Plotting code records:
— START —
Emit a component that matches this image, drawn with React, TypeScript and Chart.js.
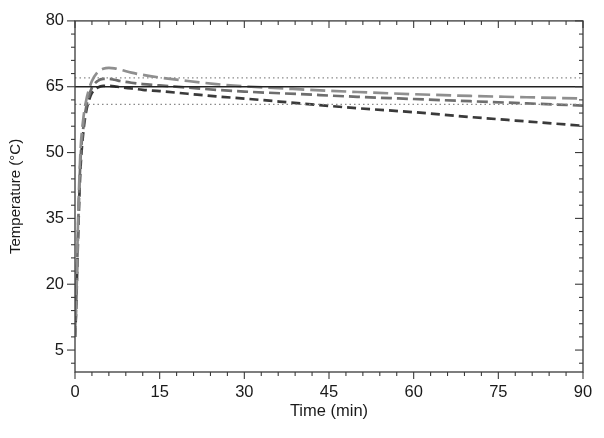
import React, { useEffect, useRef } from "react";
import { Chart, registerables } from "chart.js";

Chart.register(...registerables);

// ---- Data ----
const timeMin = [0, 0.2, 0.4, 0.6, 0.8, 1, 1.5, 2, 2.5, 3, 4, 5, 6, 7, 8, 10, 12, 15, 20, 25, 30, 40, 50, 60, 70, 80, 90];
const seriesLight = [8, 16, 27, 37, 45, 51, 58, 62, 64.5, 66.3, 68.3, 69.1, 69.3, 69.2, 68.9, 68.2, 67.7, 67.1, 66.3, 65.6, 65.1, 64.4, 63.8, 63.3, 62.9, 62.6, 62.3];
const seriesMedium = [8, 15, 25, 35, 43, 49, 56, 60.5, 63, 64.8, 66.3, 66.8, 66.8, 66.6, 66.3, 65.9, 65.6, 65.3, 64.8, 64.3, 63.9, 63.3, 62.7, 62.2, 61.7, 61.2, 60.7];
const seriesDark = [8, 14, 24, 33, 41, 47, 55, 59.5, 62, 63.6, 64.8, 65.2, 65.2, 65.1, 64.9, 64.6, 64.3, 64.0, 63.4, 62.8, 62.3, 61.2, 60.1, 59.2, 58.1, 57.1, 56.1];

const targetTemp = 65;
const upperLimit = 67;
const lowerLimit = 61;

const xRange = [0, 90];
const yRange = [0, 80];
const xTickLabels = [0, 15, 30, 45, 60, 75, 90];
const yTickLabels = [5, 20, 35, 50, 65, 80];
const minorStep = 3;

const toPoints = (ys: number[]) => ys.map((y, i) => ({ x: timeMin[i], y }));
const hLine = (v: number) => [
  { x: xRange[0], y: v },
  { x: xRange[1], y: v },
];

const framePlugin = {
  id: "framePlugin",
  afterDraw(chart: any) {
    const { ctx, chartArea: a, scales } = chart;
    const x = scales.x;
    const y = scales.y;
    ctx.save();
    ctx.strokeStyle = "#3a3a3a";
    ctx.lineWidth = 1.3;
    ctx.strokeRect(a.left, a.top, a.right - a.left, a.bottom - a.top);
    ctx.lineWidth = 1.1;
    const seg = (x1: number, y1: number, x2: number, y2: number) => {
      ctx.beginPath();
      ctx.moveTo(x1, y1);
      ctx.lineTo(x2, y2);
      ctx.stroke();
    };
    // x ticks
    for (let v = xRange[0]; v <= xRange[1] + 1e-9; v += minorStep) {
      const px = x.getPixelForValue(v);
      const major = xTickLabels.includes(v);
      const len = major ? 7 : 4;
      seg(px, a.bottom, px, a.bottom + len);
      seg(px, a.top, px, a.top + len);
    }
    // y ticks
    for (let v = yRange[1]; v >= yRange[0] - 1e-9; v -= minorStep) {
      const py = y.getPixelForValue(v);
      const major = yTickLabels.includes(v);
      const len = major ? 8 : 4;
      seg(a.left - len, py, a.left, py);
      seg(a.right - len, py, a.right, py);
    }
    ctx.restore();
  },
};

export default function App() {
  const canvasRef = useRef<HTMLCanvasElement | null>(null);

  useEffect(() => {
    if (!canvasRef.current) return;
    const fontFamily = "'Liberation Sans', Arial, sans-serif";
    const chart = new Chart(canvasRef.current, {
      type: "line",
      data: {
        datasets: [
          {
            label: "upper",
            data: hLine(upperLimit),
            borderColor: "#8a8a8a",
            borderWidth: 1.2,
            borderDash: [1.5, 3],
            pointRadius: 0,
          },
          {
            label: "lower",
            data: hLine(lowerLimit),
            borderColor: "#8a8a8a",
            borderWidth: 1.2,
            borderDash: [1.5, 3],
            pointRadius: 0,
          },
          {
            label: "target",
            data: hLine(targetTemp),
            borderColor: "#222222",
            borderWidth: 1.5,
            pointRadius: 0,
          },
          {
            label: "light",
            data: toPoints(seriesLight),
            borderColor: "#8f8f8f",
            borderWidth: 2.7,
            borderDash: [15, 6],
            pointRadius: 0,
            cubicInterpolationMode: "monotone",
          },
          {
            label: "medium",
            data: toPoints(seriesMedium),
            borderColor: "#6e6e6e",
            borderWidth: 2.7,
            borderDash: [11, 5],
            pointRadius: 0,
            cubicInterpolationMode: "monotone",
          },
          {
            label: "dark",
            data: toPoints(seriesDark),
            borderColor: "#3a3a3a",
            borderWidth: 2.7,
            borderDash: [9, 5],
            pointRadius: 0,
            cubicInterpolationMode: "monotone",
          },
        ],
      },
      options: {
        animation: false,
        responsive: false,
        devicePixelRatio: 1,
        layout: { padding: { top: 15, right: 21, left: 0, bottom: 0 } },
        plugins: {
          legend: { display: false },
          tooltip: { enabled: false },
        },
        scales: {
          x: {
            type: "linear",
            min: xRange[0],
            max: xRange[1],
            afterBuildTicks: (scale: any) => {
              scale.ticks = xTickLabels.map((v) => ({ value: v }));
            },
            afterFit: (scale: any) => {
              scale.height = 66;
            },
            grid: { display: false, drawTicks: false },
            border: { display: false },
            ticks: {
              padding: 11,
              color: "#1a1a1a",
              maxRotation: 0,
              autoSkip: false,
              font: { family: fontFamily, size: 16.5 },
            },
            title: {
              display: true,
              text: "Time (min)",
              color: "#1a1a1a",
              font: { family: fontFamily, size: 16.5 },
              padding: { top: 0, bottom: 17 },
            },
          },
          y: {
            type: "linear",
            min: yRange[0],
            max: yRange[1],
            afterBuildTicks: (scale: any) => {
              scale.ticks = yTickLabels.map((v) => ({ value: v }));
            },
            afterFit: (scale: any) => {
              scale.width = 75;
            },
            grid: { display: false, drawTicks: false },
            border: { display: false },
            ticks: {
              padding: 11,
              color: "#1a1a1a",
              autoSkip: false,
              font: { family: fontFamily, size: 16.5 },
            },
            title: {
              display: true,
              text: "Temperature (°C)",
              color: "#1a1a1a",
              font: { family: fontFamily, size: 15 },
              padding: { top: 7, bottom: 0 },
            },
          },
        },
      },
      plugins: [framePlugin],
    } as any);
    return () => chart.destroy();
  }, []);

  return (
    <canvas
      ref={canvasRef}
      width={604}
      height={438}
      style={{ position: "absolute", left: 0, top: 0, display: "block", background: "#ffffff" }}
    />
  );
}
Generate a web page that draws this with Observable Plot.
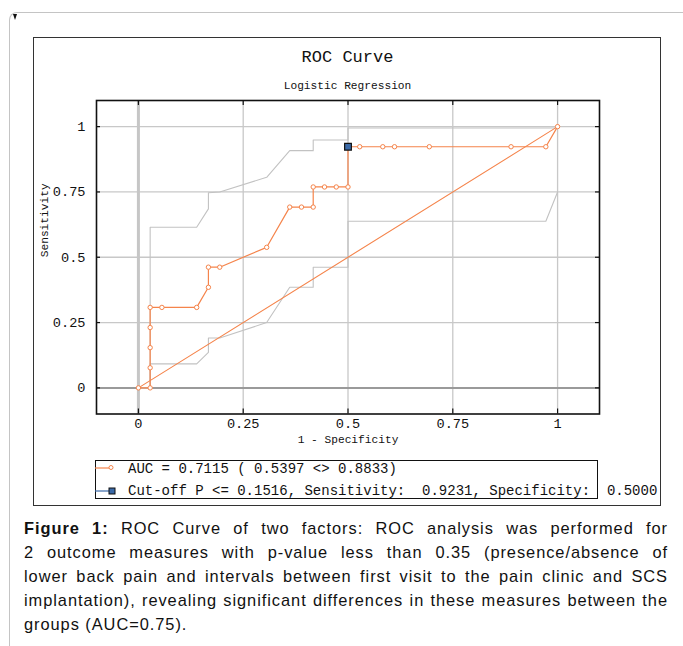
<!DOCTYPE html>
<html>
<head>
<meta charset="utf-8">
<script src="https://cdn.jsdelivr.net/npm/d3@7"></script>
<script src="https://cdn.jsdelivr.net/npm/@observablehq/plot@0.6"></script>
<style>
  html, body { margin: 0; padding: 0; background: #fff; }
  body { width: 683px; height: 646px; position: relative; overflow: hidden; }
  .outer { position: absolute; left: 9px; top: 12px; width: 700px; height: 700px;
           border-left: 1.5px solid #c4c4c4; border-top: 1.5px solid #c4c4c4; border-top-left-radius: 8px; }
  .mark { position: absolute; left: 13px; top: 14px; width: 0; height: 0;
          border-left: 2px solid transparent; border-right: 2px solid transparent; border-top: 6px solid #111; }
  .chartframe { position: absolute; left: 33px; top: 37px; width: 626px; height: 467px; border: 1px solid #333; }
  .mono { font-family: "Liberation Mono", "DejaVu Sans Mono", monospace; color: #111; white-space: pre; }
  .title { position: absolute; left: 96px; width: 503px; top: 47px; text-align: center; font-size: 17px; line-height: 22px; }
  .subtitle { position: absolute; left: 96px; width: 503px; top: 78px; text-align: center; font-size: 11.2px; line-height: 16px; }
  #plot { position: absolute; left: 33px; top: 90px; }
  .legend { position: absolute; left: 95px; top: 460px; width: 501px; height: 37px; border: 1px solid #111; }
  .lrow { position: absolute; left: 0; height: 18px; font-size: 14px; line-height: 18px; }
  .caption { position: absolute; left: 24px; top: 516px; width: 644px; font-family: "Liberation Sans", Arial, sans-serif;
             font-size: 16.4px; letter-spacing: 0.95px; line-height: 24px; color: #111; }
  .cline { white-space: nowrap; text-align: justify; text-align-last: justify; height: 24px; }
  .cline.last { text-align-last: left; text-align: left; }
</style>
</head>
<body>
<div class="outer"></div>
<div class="mark"></div>
<div class="chartframe"></div>
<div class="title mono" id="title"></div>
<div class="subtitle mono" id="subtitle"></div>
<div id="plot"></div>
<div class="legend" id="legend"></div>
<div class="caption" id="caption"></div>
<script>
// ---- data ----
const titleText = "ROC Curve";
const subtitleText = "Logistic Regression";
const xLabel = "1 - Specificity";
const yLabel = "Sensitivity";
const xTicks = [0, 0.25, 0.5, 0.75, 1];
const yTicks = [0, 0.25, 0.5, 0.75, 1];
const tickLabels = ["0", "0.25", "0.5", "0.75", "1"];

// ROC curve (1 - specificity, sensitivity)
const rocX = [0, 0.028, 0.028, 0.028, 0.028, 0.028, 0.056, 0.139, 0.167, 0.167, 0.194, 0.306, 0.361, 0.389, 0.417, 0.417, 0.444, 0.472, 0.5, 0.5, 0.528, 0.583, 0.611, 0.694, 0.889, 0.972, 1];
const rocY = [0, 0, 0.077, 0.154, 0.231, 0.308, 0.308, 0.308, 0.385, 0.462, 0.462, 0.538, 0.692, 0.692, 0.692, 0.769, 0.769, 0.769, 0.769, 0.923, 0.923, 0.923, 0.923, 0.923, 0.923, 0.923, 1];

// confidence band (upper / lower)
const upperX = [0, 0.028, 0.028, 0.139, 0.167, 0.167, 0.194, 0.306, 0.361, 0.417, 0.417, 0.5, 0.5, 1];
const upperY = [0, 0, 0.615, 0.615, 0.685, 0.747, 0.75, 0.806, 0.908, 0.908, 0.949, 0.949, 0.995, 0.995];
const lowerX = [0, 0.028, 0.028, 0.139, 0.167, 0.167, 0.194, 0.306, 0.361, 0.417, 0.417, 0.5, 0.5, 0.972, 1];
const lowerY = [0, 0, 0.092, 0.092, 0.136, 0.191, 0.191, 0.25, 0.385, 0.385, 0.462, 0.462, 0.638, 0.638, 0.75];

// chance diagonal
const diagX = [0, 1];
const diagY = [0, 1];

// cut-off point
const cutX = [0.5];
const cutY = [0.9231];

const legendAUC = "AUC = 0.7115 ( 0.5397 <> 0.8833)";
const legendCut = "Cut-off P <= 0.1516, Sensitivity:  0.9231, Specificity:  0.5000";

const captionBold = "Figure 1:";
const captionLines = [
  " ROC Curve of two factors: ROC analysis was performed for",
  "2 outcome measures with p-value less than 0.35 (presence/absence of",
  "lower back pain and intervals between first visit to the pain clinic and SCS",
  "implantation), revealing significant differences in these measures between the",
  "groups (AUC=0.75)."
];

// ---- build ----
const toPts = (xs, ys) => xs.map((x, i) => ({x, y: ys[i]}));
const roc = toPts(rocX, rocY);
const upper = toPts(upperX, upperY);
const lower = toPts(lowerX, lowerY);
const diag = toPts(diagX, diagY);
const cut = toPts(cutX, cutY);

const orange = "#f5844b";
const W = 600, H = 370, mL = 63, mR = 34, mT = 10, mB = 46.5;
const innerW = W - mL - mR, innerH = H - mT - mB;
const mono = "Liberation Mono, DejaVu Sans Mono, monospace";

document.getElementById("title").textContent = titleText;
document.getElementById("subtitle").textContent = subtitleText;

const plot = Plot.plot({
  width: W, height: H,
  marginLeft: mL, marginRight: mR, marginTop: mT, marginBottom: mB,
  style: {fontFamily: mono, color: "#111", background: "transparent", overflow: "visible"},
  x: {domain: [-0.1, 1.1], axis: null},
  y: {domain: [-0.1, 1.1], axis: null},
  marks: [
    Plot.ruleX(xTicks.filter(d => d !== 0), {x: d => d, stroke: "#c8c8c8", strokeWidth: 1.3}),
    Plot.ruleY(yTicks.filter(d => d !== 0), {y: d => d, stroke: "#c8c8c8", strokeWidth: 1.3}),
    Plot.ruleX([0], {x: d => d, stroke: "#c6c6c6", strokeWidth: 3}),
    Plot.ruleY([0], {y: d => d, stroke: "#9a9a9a", strokeWidth: 2}),
    Plot.line(upper, {x: "x", y: "y", stroke: "#c2c2c2", strokeWidth: 1.1}),
    Plot.line(lower, {x: "x", y: "y", stroke: "#c2c2c2", strokeWidth: 1.1}),
    Plot.line(diag, {x: "x", y: "y", stroke: orange, strokeWidth: 1.1}),
    Plot.line(roc, {x: "x", y: "y", stroke: orange, strokeWidth: 1.2}),
    Plot.dot(roc, {x: "x", y: "y", r: 2.2, stroke: orange, fill: "white", strokeWidth: 1}),
    Plot.dot(cut, {x: "x", y: "y", symbol: "square", r: 3.8, fill: "#3b6aa8", stroke: "#111", strokeWidth: 1.2}),
    Plot.frame({stroke: "#111", strokeWidth: 1.6}),
    Plot.tickX(xTicks, {x: d => d, stroke: "#111", strokeWidth: 1.2, insetBottom: innerH - 5}),
    Plot.tickX(xTicks, {x: d => d, stroke: "#111", strokeWidth: 1.2, insetTop: innerH - 5}),
    Plot.tickY(yTicks, {y: d => d, stroke: "#111", strokeWidth: 1.2, insetRight: innerW - 4}),
    Plot.tickY(yTicks, {y: d => d, stroke: "#111", strokeWidth: 1.2, insetLeft: innerW - 4}),
    Plot.text(xTicks, {x: d => d, frameAnchor: "bottom", dy: 14, text: (d, i) => tickLabels[i], fontSize: 13.6, fill: "#111"}),
    Plot.text(yTicks, {y: d => d, frameAnchor: "left", dx: -11, textAnchor: "end", text: (d, i) => tickLabels[i], fontSize: 13.6, fill: "#111"}),
    Plot.text([xLabel], {frameAnchor: "bottom", dy: 28.5, text: d => d, fontSize: 11.2, fill: "#111"}),
    Plot.text([yLabel], {frameAnchor: "left", dx: -52, rotate: -90, text: d => d, fontSize: 11.2, fill: "#111"})
  ]
});
document.getElementById("plot").appendChild(plot);

// legend
const legend = document.getElementById("legend");
legend.innerHTML = `
  <svg width="40" height="37" style="position:absolute;left:-1px;top:0;overflow:visible">
    <line x1="0" x2="16" y1="7" y2="7" stroke="${orange}" stroke-width="1.2"/>
    <circle cx="16" cy="6.5" r="2" fill="white" stroke="${orange}" stroke-width="1"/>
    <line x1="0" x2="15" y1="30" y2="30" stroke="#3b6aa8" stroke-width="1.2"/>
    <rect x="14" y="27" width="6" height="6" fill="#3b6aa8" stroke="#111" stroke-width="1"/>
  </svg>`;
const r1 = document.createElement("div");
r1.className = "lrow mono"; r1.style.left = "32px"; r1.style.top = "-1.5px"; r1.textContent = legendAUC;
const r2 = document.createElement("div");
r2.className = "lrow mono"; r2.style.left = "32px"; r2.style.top = "21px"; r2.textContent = legendCut;
legend.appendChild(r1); legend.appendChild(r2);

// caption
const cap = document.getElementById("caption");
captionLines.forEach((line, i) => {
  const div = document.createElement("div");
  div.className = "cline" + (i === captionLines.length - 1 ? " last" : "");
  if (i === 0) {
    const b = document.createElement("b"); b.textContent = captionBold;
    div.appendChild(b);
  }
  div.appendChild(document.createTextNode(line));
  cap.appendChild(div);
});
</script>
</body>
</html>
— END —
Your objective:
In the records above, find each line holding "that" and copy it.

Response to this task:
Emit a component that matches this image, drawn with React, TypeScript and Chart.js.
Generate a web page that draws this with Observable Plot.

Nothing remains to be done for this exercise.